The budget question now looming is, will we be able to sustain it? The moral question is, who will suffer most if we don’t?
This past year, we cut nine teachers at the high school, five teachers at the middle school, six kindergarten aides, all the elementary library aides, reading and science support staff, an art teacher and others. The year before that, we also cut positions, and the year before that as well. Textbook and library budgets have been cut by 75 percent in the past two years, and field trip budgets have been eliminated.
Class sizes have grown, support programs have been cut back, and every high school student has a mandatory study hall, because of staffing limitations. And that’s where we’re starting from, before the enormous potential budget cuts this year.
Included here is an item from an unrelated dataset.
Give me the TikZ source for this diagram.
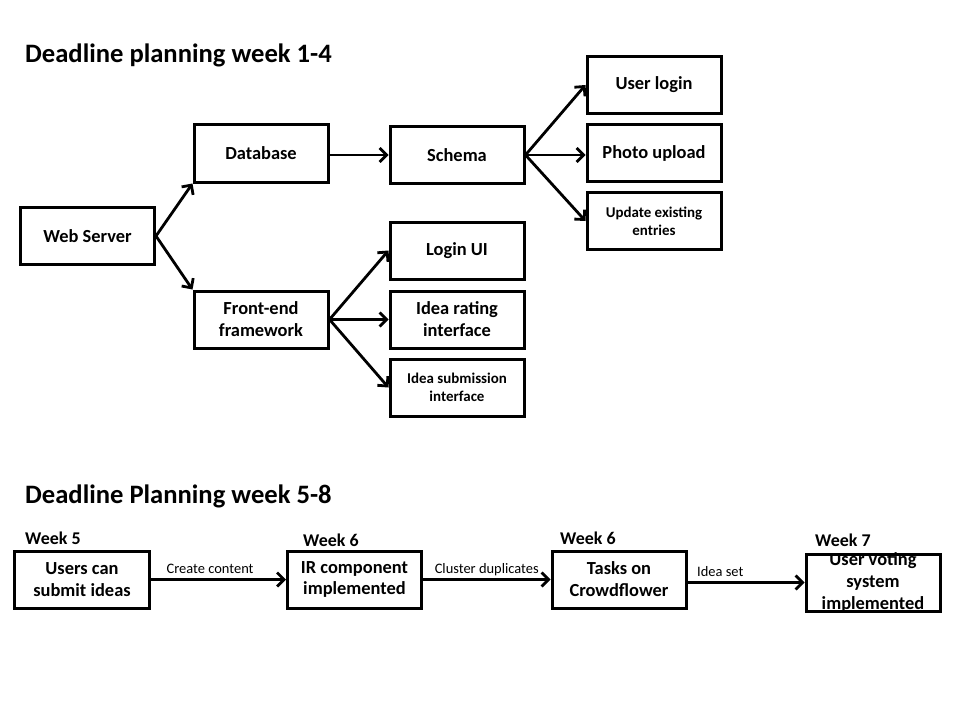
\documentclass[tikz,border=0pt]{standalone}
\usepackage{fontspec}
\setmainfont{Carlito}
\usetikzlibrary{arrows.meta}
\begin{document}
\begin{tikzpicture}[x=1bp,y=-1bp,
    box/.style={draw,line width=3bp,minimum width=134bp,minimum height=57bp,inner sep=0pt,align=center,font=\bfseries\fontsize{18.5}{22}\selectfont},
    small/.style={font=\bfseries\fontsize{15}{18}\selectfont},
    boxtext/.style={inner sep=0pt,align=center,font=\bfseries\fontsize{18.5}{22.5}\selectfont},
    lbl/.style={inner sep=0pt,anchor=base,yshift=6bp,font=\fontsize{14.5}{17}\selectfont},
    ttl/.style={anchor=base west,inner sep=0pt,font=\bfseries\fontsize{26.7}{30}\selectfont},
    wk/.style={anchor=base west,inner sep=0pt,font=\bfseries\fontsize{18}{22}\selectfont},
    arr/.style={-{Straight Barb[length=7bp,width=14bp]},line width=2.8bp}]
  \useasboundingbox (0,0) rectangle (960,720);
  % week 1-4
  \node[ttl] (t1) at (25,63) {Deadline planning week 1-4};
  \node[box] (ws) at (87.5,236) {Web Server};
  \node[box] (db) at (261,153.5) {Database};
  \node[box] (fe) at (261,319.5) {Front-end\\framework};
  \node[box] (sc) at (457,155) {Schema};
  \node[box] (lu) at (457,250.5) {Login UI};
  \node[box] (ir) at (457,319.5) {Idea rating\\interface};
  \node[box,small] (is) at (457,387.5) {Idea submission\\interface};
  \node[box] (ul) at (654,85) {User login};
  \node[box] (pu) at (654,153) {Photo upload};
  \node[box,small] (ue) at (654,221) {Update existing\\entries};
  \draw[arr] (ws.east) -- (db.south west);
  \draw[arr] (ws.east) -- (fe.north west);
  \draw[arr] (db.east |- sc.west) -- (sc.west);
  \draw[arr] (sc.east) -- (ul.west);
  \draw[arr] (sc.east) -- (pu.west |- sc.east);
  \draw[arr] (sc.east) -- (ue.west);
  \foreach \v in {lu,ir,is} {\draw[arr] (fe.east) -- (\v.west);}
  % week 5-8
  \node[ttl] (t2) at (25,503) {Deadline Planning week 5-8};
  \node[wk] (w5) at (25,544) {Week 5};
  \node[wk] (w6a) at (303,546) {Week 6};
  \node[wk] (w6b) at (560,544) {Week 6};
  \node[wk] (w7) at (815,546) {Week 7};
  \node[box] (b1) at (82,579.5) {Users can\\submit ideas};
  \node[box] (b2) at (354.5,579.5) {IR component\\implemented};
  \node[box] (b3) at (619,579.5) {Tasks on\\Crowdflower};
  \node[box] (b4) at (873,582.5) {};
  \node[boxtext] (b4t) at (b4.center) {User voting\\system\\implemented};
  \draw[arr] (b1.east) -- node[lbl,pos=0.44] {Create content} (b2.west);
  \draw[arr] (b2.east) -- node[lbl] {Cluster duplicates} (b3.west);
  \draw[arr] (b3.east |- b4.west) -- node[lbl,pos=0.28] {Idea set} (b4.west);
\end{tikzpicture}
\end{document}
These cuts fall hardest on those who need the schools the most: kids who may not have books in the home, who do not have educated parents, do not get family trips or music lessons and other advantages. As we continue to make deep cuts in our schools, many will do fine, because their parents will pick up the slack. But many will not – those who do not enjoy the advantages of the white middle class. If we’re truly committed to meaningful diversity, we need to take a hard look at what further cuts will do to those who depend on schools the most.
Over the past few years, our schools have been caught in a bind. State aid has declined, and costs for things like health insurance and energy have gone through the roof, leading to increases in the cost of our schools upwards of 5 percent. Yet there is a limit on tax revenue increases of 21/2 percent. At some point, something’s got to give.
We have wrestled with the question of an override. The bottom line is, given the cuts the schools have already made over the past few years, we don’t think they can cut their way out of this and retain the values important to our town. Despite the financial sacrifice an override represents for taxpayers, we believe an override will be needed to preserve our key priority of educating the kids who need it most.
Here in Amherst, we talk a good game about valuing education, about celebrating diversity. But these things don’t come free or without sacrifice. Now that the chips are down, will we walk the walk, or is it all just talk?